Take GM's star-studded celebrity car and fashion show earlier this month. The event garnered reams of media attention and landed GM models in national publications such as US Weekly magazine.

"There was a day where you could manage or limit the word of mouth about what was said about your brand, but that's over," said Timothy Blett, president of the Doner advertising agency in Southfield, which created the Mazda "zoom, zoom, zoom" campaign. "If your product is considered youthful, there is going to be more press, more buzz on the Internet. Being considered hip by the youth culture creates additional PR in some of the most powerful forms of communication."

Stars lead image change

GM knows that changing public perception is one of the biggest battles in its North American turnaround. While much of that work is focused on vehicle quality, design and resale values, the image of GM's eight brands also is key.

The task faced by the world's biggest automaker is especially tough because GM isn't a newcomer. Few Americans have not heard of GM -- and the image they have is often less than flattering.

To turn that around, GM is employing tactics both conventional and unconventional.

Cultivating star power has been the most noticeable approach. From having Tiger Woods unveil the new Buick Enclave crossover last year in Los Angeles to last month's fashion show to kick off the North American International Auto Show in Detroit, GM has made a concerted effort to get some Hollywood-style glitz behind its brands.

In the midst of rocker Stefani's video for "The Sweet Escape," the camera cuts away to the clearly recognizable grill of a taxi-yellow Chevrolet Tahoe. Meanwhile, GM's global color studio worked with Jay-Z to create a special blue color for the Denali SUV. And rapper 50-Cent made a showing at the GM exhibit at the show to check out performance models of the Pontiac G6.

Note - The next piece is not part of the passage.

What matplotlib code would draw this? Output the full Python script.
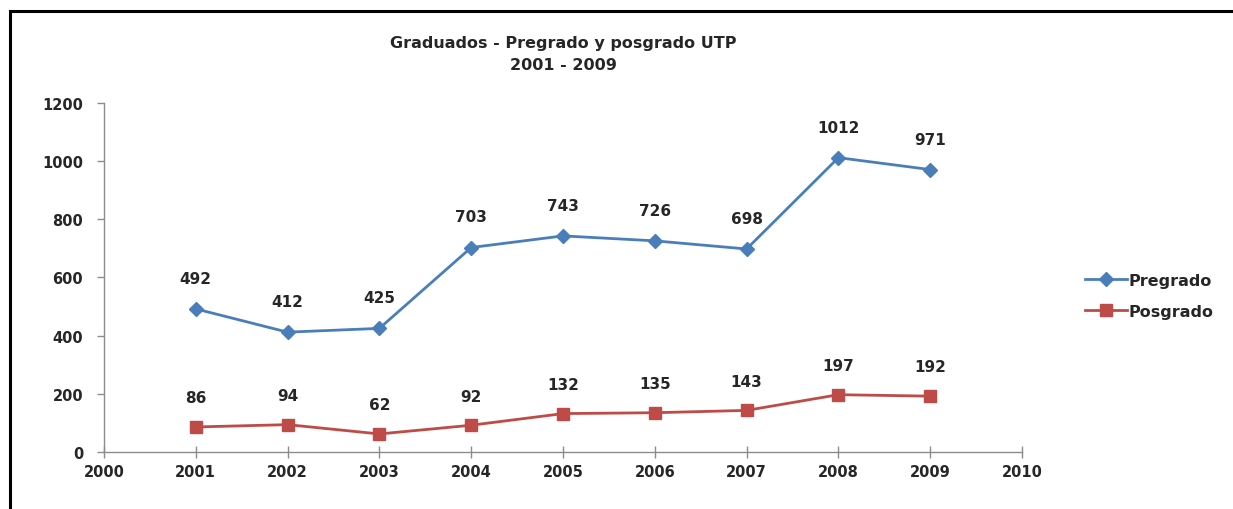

It's all about the air time

Companies love to have the famous pitch their wares. Many pay to have their products show up in the movies or on TV, or they give stars the items for free. Celebrities often will seek out a particular vehicle to use or customize.

Almost every automaker has a fleet of cars specifically for use in films and on TV, and most big productions have a team whose sole job is to find the right products.

"There's just something that has people connected to celebrities and has everybody wanting more," Bernacchi said. "But there has to be a balance. They can't look like they're shilling the product."

Transparent efforts tend to be shunned by the folks companies are trying to woo.

Some critics joked about the omnipresence of Ford Motor Co. models in the latest James Bond flick, "Casino Royale." The Dr. Z ads featuring Dieter Zetsche, CEO of Chrysler Group parent DaimlerChrysler AG and former Chrysler CEO, fell flat.

GM's has had its own missteps. The 1996 Super Bowl commercial featuring a leather-clad Cindy Crawford bombed.

And the automaker generated a good amount of not-so-nice Internet commentary over a video clip that surfaced last fall on video-sharing phenomenon YouTube that showed Tiger Woods filming a TV ad for Buick. GM produced the 60-second clip, but tried to pass it off as a bootlegged video leaked onto the Web, complete with grainy images, muffled audio and unsteady camera work. The video even captured Woods making a mildly off-color wisecrack when a noisy airplane buzzed overhead and interrupted filming. "Excuse me," Woods said, cracking up bystanders.

A comment from one YouTube viewer: "Very weak attempt at 'viral' marketing. It's almost as cringe-inducing as the notion of Tiger driving a Buick."

Product must back the buzz

Image is only part of the fight to win back consumers, since bad products can't be saved by good buzz.

"You got to get hipper and trendier with the cars, and we are," GM's Bernacchi said.

GM is doing its best to mount a turnaround on the product side with an aggressive new vehicle line that focuses on more dramatic designs, improved performance and quality interiors. Much of the work has garnered good reviews from analysts and critics.

"You can't do all this stuff and then come out with bland products," said auto analyst Erich Merkle of IRN Inc. in Grand Rapids. "You've got to be able to back it up."